Plotting code records

────────

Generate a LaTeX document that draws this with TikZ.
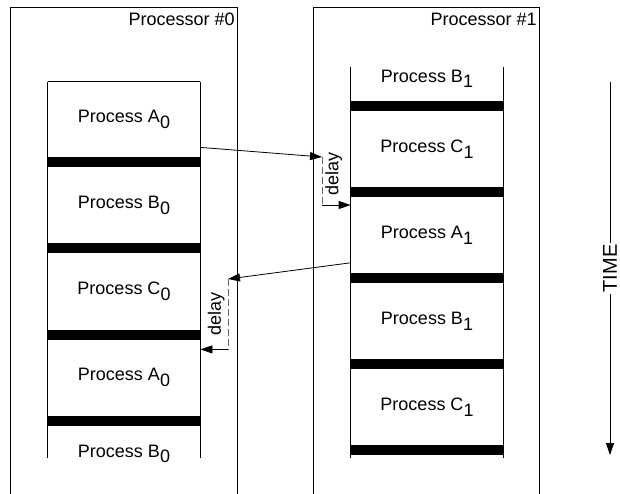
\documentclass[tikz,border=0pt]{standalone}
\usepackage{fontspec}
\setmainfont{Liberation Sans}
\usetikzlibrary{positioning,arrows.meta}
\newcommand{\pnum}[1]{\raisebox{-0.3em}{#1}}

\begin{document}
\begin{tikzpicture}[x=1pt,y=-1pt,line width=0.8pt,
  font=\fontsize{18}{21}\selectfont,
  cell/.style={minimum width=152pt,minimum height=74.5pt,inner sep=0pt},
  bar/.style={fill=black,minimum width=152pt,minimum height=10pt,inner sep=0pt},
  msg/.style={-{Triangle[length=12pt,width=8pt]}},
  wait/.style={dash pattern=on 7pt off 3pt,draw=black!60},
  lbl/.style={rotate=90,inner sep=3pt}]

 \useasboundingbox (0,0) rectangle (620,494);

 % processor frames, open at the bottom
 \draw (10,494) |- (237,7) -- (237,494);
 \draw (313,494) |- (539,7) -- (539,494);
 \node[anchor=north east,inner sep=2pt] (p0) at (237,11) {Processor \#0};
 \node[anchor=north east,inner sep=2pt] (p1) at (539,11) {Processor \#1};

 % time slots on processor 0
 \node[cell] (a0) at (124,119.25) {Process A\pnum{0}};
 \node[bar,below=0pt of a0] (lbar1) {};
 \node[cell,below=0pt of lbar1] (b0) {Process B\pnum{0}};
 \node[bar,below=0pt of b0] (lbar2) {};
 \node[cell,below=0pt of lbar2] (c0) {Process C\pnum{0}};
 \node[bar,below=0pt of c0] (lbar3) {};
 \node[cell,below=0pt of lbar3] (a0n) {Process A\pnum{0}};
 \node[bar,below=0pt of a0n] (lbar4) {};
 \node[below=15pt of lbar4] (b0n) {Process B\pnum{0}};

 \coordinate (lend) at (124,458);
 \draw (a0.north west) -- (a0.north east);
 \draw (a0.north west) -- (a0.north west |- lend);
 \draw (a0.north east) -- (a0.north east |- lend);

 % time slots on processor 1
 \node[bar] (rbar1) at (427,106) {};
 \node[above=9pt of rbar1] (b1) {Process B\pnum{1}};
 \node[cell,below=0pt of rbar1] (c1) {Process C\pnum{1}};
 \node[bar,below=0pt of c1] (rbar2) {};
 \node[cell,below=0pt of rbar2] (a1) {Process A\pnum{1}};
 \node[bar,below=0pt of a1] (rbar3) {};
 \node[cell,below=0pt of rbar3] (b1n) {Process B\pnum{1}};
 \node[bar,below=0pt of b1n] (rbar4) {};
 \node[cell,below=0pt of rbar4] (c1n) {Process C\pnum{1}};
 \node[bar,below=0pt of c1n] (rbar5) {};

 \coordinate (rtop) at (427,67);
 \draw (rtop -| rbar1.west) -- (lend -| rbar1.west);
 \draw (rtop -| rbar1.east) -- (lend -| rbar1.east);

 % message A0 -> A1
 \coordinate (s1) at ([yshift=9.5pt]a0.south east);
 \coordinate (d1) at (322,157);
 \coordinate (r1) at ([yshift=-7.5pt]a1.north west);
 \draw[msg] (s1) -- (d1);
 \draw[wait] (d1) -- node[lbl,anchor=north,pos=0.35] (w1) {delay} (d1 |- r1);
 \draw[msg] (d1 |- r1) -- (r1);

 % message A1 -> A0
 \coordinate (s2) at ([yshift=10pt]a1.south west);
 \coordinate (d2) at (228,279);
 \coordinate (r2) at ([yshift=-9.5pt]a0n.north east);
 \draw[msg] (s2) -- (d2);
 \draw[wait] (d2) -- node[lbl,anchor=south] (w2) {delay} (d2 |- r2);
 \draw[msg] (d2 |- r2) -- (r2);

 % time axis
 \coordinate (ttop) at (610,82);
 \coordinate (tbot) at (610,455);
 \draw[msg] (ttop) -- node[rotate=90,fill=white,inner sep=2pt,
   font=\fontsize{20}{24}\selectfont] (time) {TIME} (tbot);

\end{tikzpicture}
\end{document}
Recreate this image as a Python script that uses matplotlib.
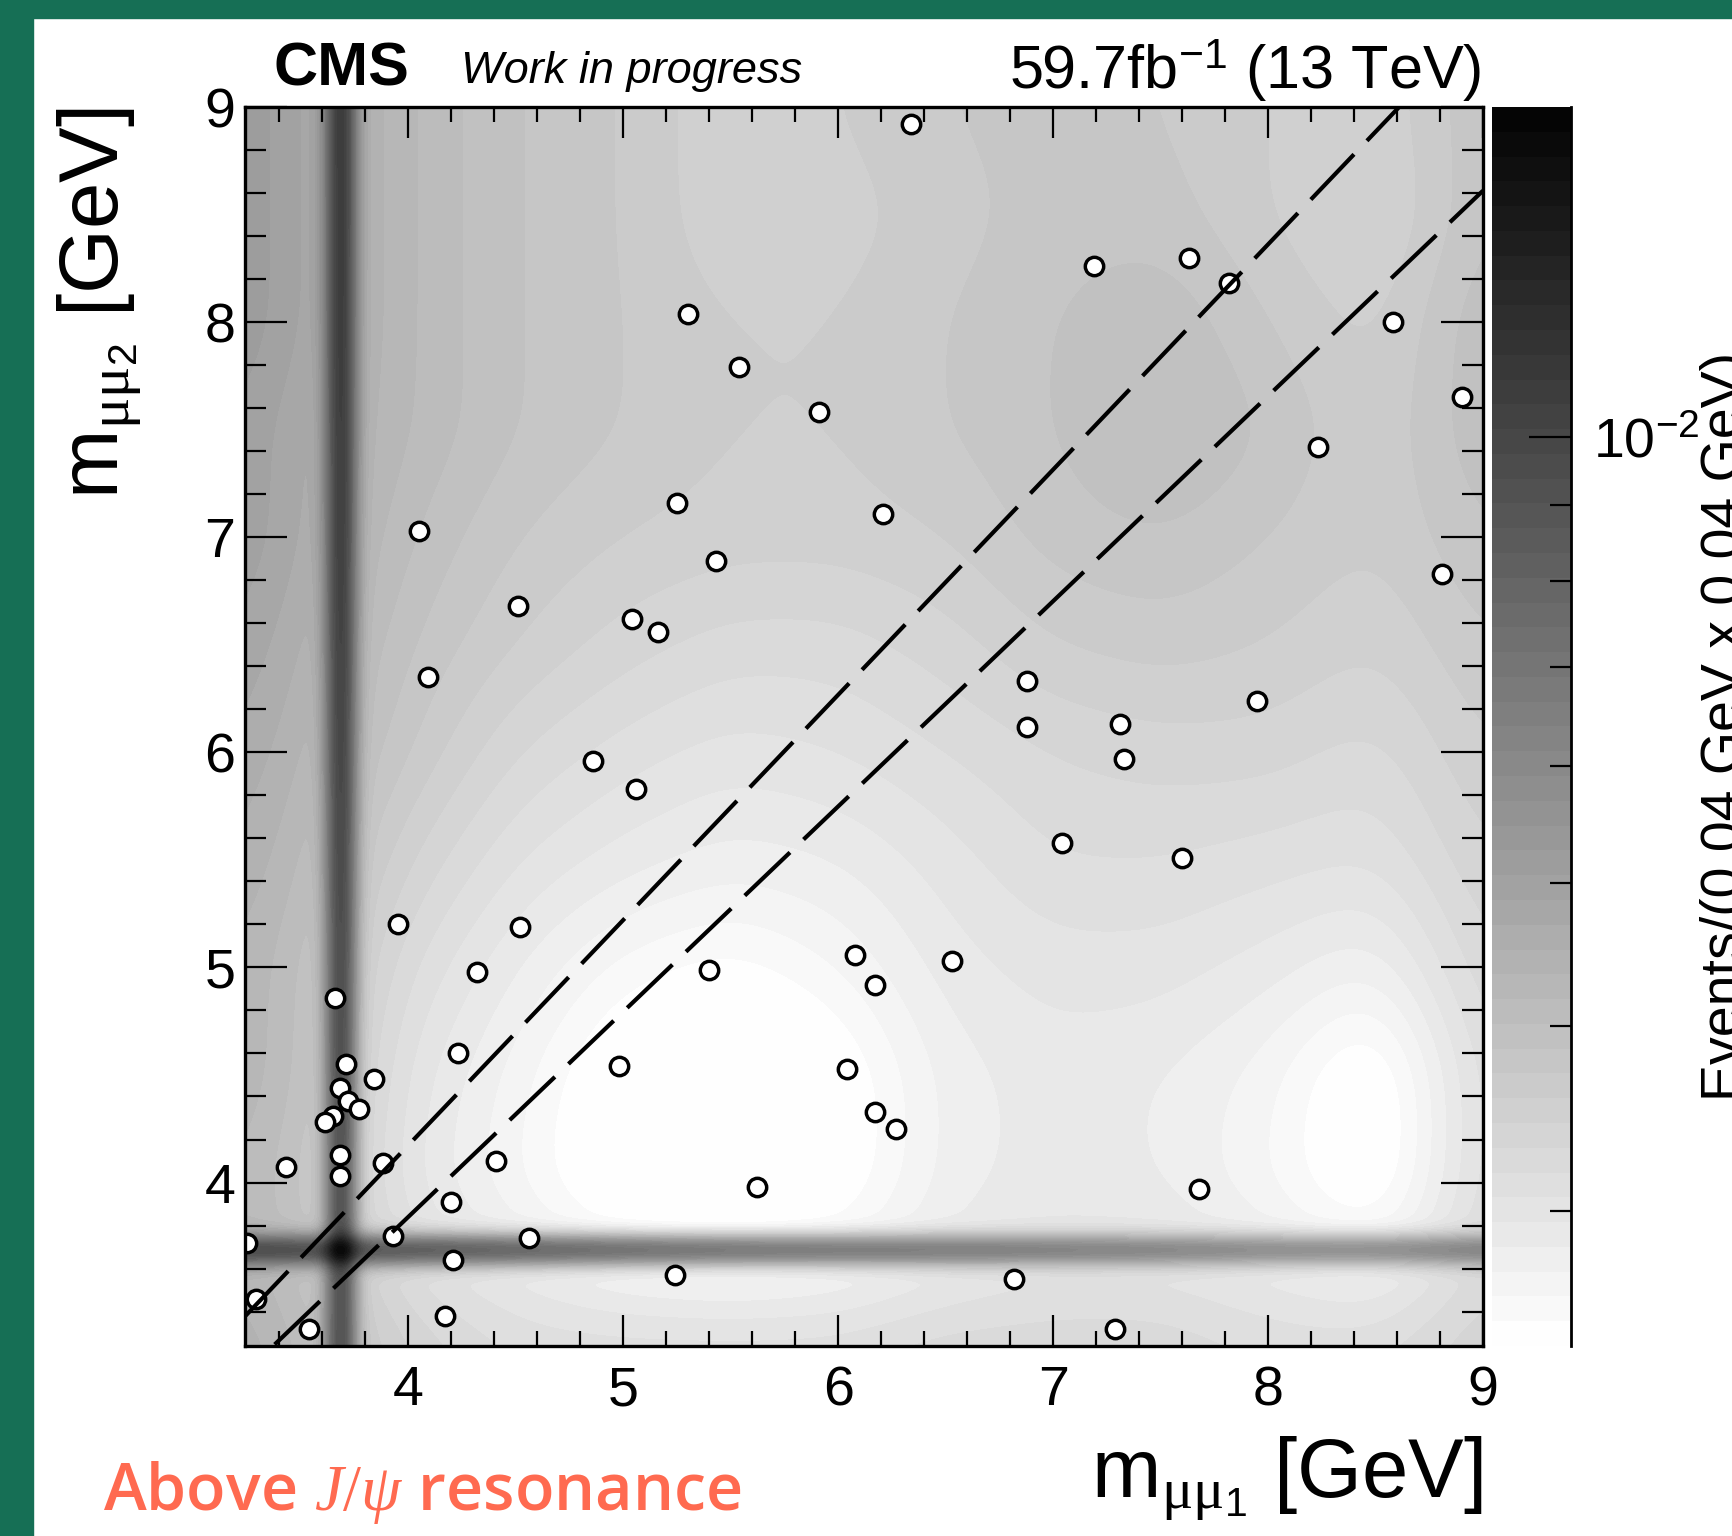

────────

■ **What to work on**
Transcribe the listing above verbatim. Omit the pictures.

■ **Written answer**
Generate a LaTeX document that draws this with TikZ.
\documentclass[tikz,border=0pt]{standalone}
\usepackage{fontspec}
\setmainfont{Liberation Sans}
\usetikzlibrary{positioning,arrows.meta}
\newcommand{\pnum}[1]{\raisebox{-0.3em}{#1}}

\begin{document}
\begin{tikzpicture}[x=1pt,y=-1pt,line width=0.8pt,
  font=\fontsize{18}{21}\selectfont,
  cell/.style={minimum width=152pt,minimum height=74.5pt,inner sep=0pt},
  bar/.style={fill=black,minimum width=152pt,minimum height=10pt,inner sep=0pt},
  msg/.style={-{Triangle[length=12pt,width=8pt]}},
  wait/.style={dash pattern=on 7pt off 3pt,draw=black!60},
  lbl/.style={rotate=90,inner sep=3pt}]

 \useasboundingbox (0,0) rectangle (620,494);

 % processor frames, open at the bottom
 \draw (10,494) |- (237,7) -- (237,494);
 \draw (313,494) |- (539,7) -- (539,494);
 \node[anchor=north east,inner sep=2pt] (p0) at (237,11) {Processor \#0};
 \node[anchor=north east,inner sep=2pt] (p1) at (539,11) {Processor \#1};

 % time slots on processor 0
 \node[cell] (a0) at (124,119.25) {Process A\pnum{0}};
 \node[bar,below=0pt of a0] (lbar1) {};
 \node[cell,below=0pt of lbar1] (b0) {Process B\pnum{0}};
 \node[bar,below=0pt of b0] (lbar2) {};
 \node[cell,below=0pt of lbar2] (c0) {Process C\pnum{0}};
 \node[bar,below=0pt of c0] (lbar3) {};
 \node[cell,below=0pt of lbar3] (a0n) {Process A\pnum{0}};
 \node[bar,below=0pt of a0n] (lbar4) {};
 \node[below=15pt of lbar4] (b0n) {Process B\pnum{0}};

 \coordinate (lend) at (124,458);
 \draw (a0.north west) -- (a0.north east);
 \draw (a0.north west) -- (a0.north west |- lend);
 \draw (a0.north east) -- (a0.north east |- lend);

 % time slots on processor 1
 \node[bar] (rbar1) at (427,106) {};
 \node[above=9pt of rbar1] (b1) {Process B\pnum{1}};
 \node[cell,below=0pt of rbar1] (c1) {Process C\pnum{1}};
 \node[bar,below=0pt of c1] (rbar2) {};
 \node[cell,below=0pt of rbar2] (a1) {Process A\pnum{1}};
 \node[bar,below=0pt of a1] (rbar3) {};
 \node[cell,below=0pt of rbar3] (b1n) {Process B\pnum{1}};
 \node[bar,below=0pt of b1n] (rbar4) {};
 \node[cell,below=0pt of rbar4] (c1n) {Process C\pnum{1}};
 \node[bar,below=0pt of c1n] (rbar5) {};

 \coordinate (rtop) at (427,67);
 \draw (rtop -| rbar1.west) -- (lend -| rbar1.west);
 \draw (rtop -| rbar1.east) -- (lend -| rbar1.east);

 % message A0 -> A1
 \coordinate (s1) at ([yshift=9.5pt]a0.south east);
 \coordinate (d1) at (322,157);
 \coordinate (r1) at ([yshift=-7.5pt]a1.north west);
 \draw[msg] (s1) -- (d1);
 \draw[wait] (d1) -- node[lbl,anchor=north,pos=0.35] (w1) {delay} (d1 |- r1);
 \draw[msg] (d1 |- r1) -- (r1);

 % message A1 -> A0
 \coordinate (s2) at ([yshift=10pt]a1.south west);
 \coordinate (d2) at (228,279);
 \coordinate (r2) at ([yshift=-9.5pt]a0n.north east);
 \draw[msg] (s2) -- (d2);
 \draw[wait] (d2) -- node[lbl,anchor=south] (w2) {delay} (d2 |- r2);
 \draw[msg] (d2 |- r2) -- (r2);

 % time axis
 \coordinate (ttop) at (610,82);
 \coordinate (tbot) at (610,455);
 \draw[msg] (ttop) -- node[rotate=90,fill=white,inner sep=2pt,
   font=\fontsize{20}{24}\selectfont] (time) {TIME} (tbot);

\end{tikzpicture}
\end{document}
Recreate this image as a Python script that uses matplotlib.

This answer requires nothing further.